South Korean President Lee Jae-myung and his wife, first lady Kim Hye-kyung, board a plane from Seoul Air Base to Canada for the G7 summit, June 16, 2025. (Lee Jae-myung)
CAMP HUMPHREYS, South Korea — Less than a month into his new administration, South Korean President Lee Jae-myung has reversed some of his predecessor’s North Korea policies, a sign of more changes to come for two countries technically still at war, according to experts.
Lee, of the Democratic Party, was inaugurated June 4 to replace Yoon Suk Yeol, a member of the conservative People Power Party impeached after a short-lived martial law attempt six months earlier.
During his campaign, Lee contrasted himself with Yoon, who took a hard line toward North Korea. Lee argued that with a softer stance toward the North, the two countries could develop amiable relations and finally achieve peace on the Korean Peninsula.
South Korean progressives typically favor engaging North Korea through dialogue and economic ventures, rather than trading threats, Andrei Lankov, a Korean Studies professor at the Seoul-based Kookmin University, said by phone Monday.
One week after taking office, Lee silenced the military’s propaganda loudspeakers aimed at North Korea. The loudspeakers along the 160-mile border with the North broadcasted a range of media intended to vex the communist regime, such as news and pop music from the South.
North Korea responded the same evening by silencing its own border broadcasts, according to the South’s military at the time.
“For North Korea, it seems negative for their soldiers if they keep broadcasting,” Korea University North Korean politics professor Lim Jae-Cheon said by phone Thursday. “I think that is why they stopped broadcasting; it’s not bad for them. They stopped their broadcasting in response to our halt.”

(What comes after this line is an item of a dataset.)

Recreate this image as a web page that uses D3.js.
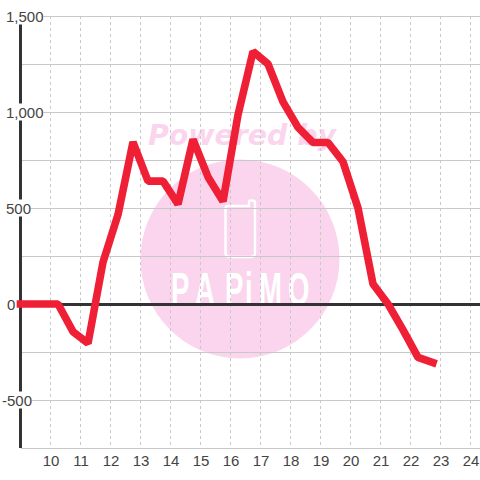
<!DOCTYPE html>
<html><head><meta charset="utf-8">
<script src="https://cdn.jsdelivr.net/npm/d3@7"></script>
<style>html,body{margin:0;padding:0;background:#fff}svg{display:block}</style>
</head><body><svg id="c" width="480" height="480"></svg>
<script>
const hours=[9,9.75,10.25,10.75,11.25,11.75,12.25,12.75,13.25,13.75,14.25,14.75,15.25,15.75,16.25,16.75,17.25,17.75,18.25,18.75,19.25,19.75,20.25,20.75,21.25,21.75,22.25,22.75];
const values=[0,0,0,-144,-205,218,465,843,640,640,520,857,662,535,985,1315,1250,1053,920,841,841,741,500,104,0,-135,-278,-305];
const xTicks=[10,11,12,13,14,15,16,17,18,19,20,21,22,23,24];
const yMajor=[1500,1000,500,0,-500];
const yMinor=[1250,750,250,-250,-750];

const svg=d3.select('#c');
const root=svg.append('g').attr('opacity',0.995);
const x=d3.scaleLinear().domain([9,25]).range([20.5,500.5]);
const y=d3.scaleLinear().domain([-750,1500]).range([448,16]);
const font='"Liberation Sans",sans-serif';

// watermark
const wm=root.append('g');
wm.append('text').attr('x',242).attr('y',145).attr('text-anchor','middle')
  .attr('font-family','"DejaVu Sans"').attr('font-weight','bold').attr('font-style','italic')
  .attr('font-size',28.4).attr('fill','#fbd5ee').text('Powered by');
wm.append('circle').attr('cx',240).attr('cy',259).attr('r',99.5).attr('fill','#fbd5ee');
wm.append('path').attr('d','M228 206 H249 V201.5 Q249 200.5 251.5 200.5 Q254.5 200.5 255 202 V253 Q255 257 251 257 H230 Q225.5 257 225.5 253 V209 Q225.5 206 228 206 Z')
  .attr('fill','none').attr('stroke','#fff').attr('stroke-width',2.4);
const sx=0.6;
wm.append('text').attr('transform',`scale(${sx},1)`)
  .attr('x',[171,195,225,245,259,288].map(v=>v/sx).join(' ')).attr('y',305)
  .attr('font-family','"Liberation Sans"').attr('font-weight','bold').attr('font-size',46)
  .attr('fill','#fff').text('PAPiMO');

// grid
const gridColor='#c8c8c8';
root.append('g').selectAll('line').data(xTicks).join('line')
  .attr('x1',d=>x(d)).attr('x2',d=>x(d)).attr('y1',y(1500)).attr('y2',y(-750))
  .attr('stroke',gridColor).attr('stroke-width',1).attr('stroke-dasharray','3,3');
root.append('g').selectAll('line').data(yMinor.concat(yMajor.filter(d=>d!==0))).join('line')
  .attr('x1',21).attr('x2',480).attr('y1',d=>y(d)+.5).attr('y2',d=>y(d)+.5)
  .attr('stroke',gridColor).attr('stroke-width',1);

// axes lines
root.append('line').attr('x1',20.5).attr('x2',20.5).attr('y1',16).attr('y2',448).attr('stroke','#333').attr('stroke-width',3);
root.append('line').attr('x1',20).attr('x2',480).attr('y1',y(0)+.5).attr('y2',y(0)+.5).attr('stroke','#333').attr('stroke-width',3);

// y labels with white background
const labels=root.append('g').selectAll('g').data(yMajor).join('g');
labels.append('text').attr('x',d=>d<0?2:(d===0?7:6)).attr('y',d=>y(d)+5.5)
  .attr('font-family',font).attr('font-size',15).attr('fill','#444')
  .text(d=>d3.format(',')(d).replace('\u2212','-'));
labels.each(function(){
  const t=d3.select(this).select('text'), b=t.node().getBBox();
  d3.select(this).insert('rect','text').attr('x',b.x).attr('y',b.y).attr('width',b.width).attr('height',b.height).attr('fill','#fff');
});

// x labels
root.append('g').selectAll('text').data(xTicks).join('text')
  .attr('x',d=>x(d)+.5).attr('y',466).attr('text-anchor','middle')
  .attr('font-family',font).attr('font-size',15).attr('fill','#444').text(d=>d);

// series
const line=d3.line().x((d,i)=>x(hours[i])).y(d=>y(d));
root.append('path').datum(values).attr('d',line).attr('fill','none')
  .attr('stroke','#ef2036').attr('stroke-width',7.6).attr('stroke-linecap','square').attr('stroke-linejoin','bevel');
</script></body></html>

Lee also directed the government to curb propaganda leaflets sent northward by balloon by activist groups in South Korea. The North characterized the balloons as an act of war.
The balloons that sometimes carry rice, small radios and other essentials to aid impoverished North Koreans hinder diplomatic relations between North and South and “threaten the daily lives and safety” of border-area residents, according to a presidential office statement June 14.
Previous attempts by former South Korean President Moon Jae-in to outlaw the practice have failed. The country’s Constitutional Court in 2023 ruled that Moon’s legislation violated freedom of expression.
In addition to preemptively lowering tensions, South Korea likely wants to send humanitarian aid to the North and for the Koreas to restart joint economic projects that withered with strained relations, according to Lankov.
However, these projects will come at a heavy price for Seoul, he added.
“From North Korea’s point of view, South Korea should always pay; North Korea should not give Seoul anything for free,” Lankov said.
The defunct inter-Korean rail lines that linked the two countries since 2018 are one of these ventures. North Korea blew up the rail lines on its side in October, after Kim described the South as its “primary enemy” and rejected the possibility of reunification.
South Korea loaned the North approximately $132 million for the project, which it has yet to repay, according to the South’s Ministry of Unification.
“When they are talking about exchanges … you discover that relations between the two Korean states have not ever been based on the reciprocity principle,” Lankov said. “Basically, South Korea was always losing money when trading with North Korea or investing in North Korea.”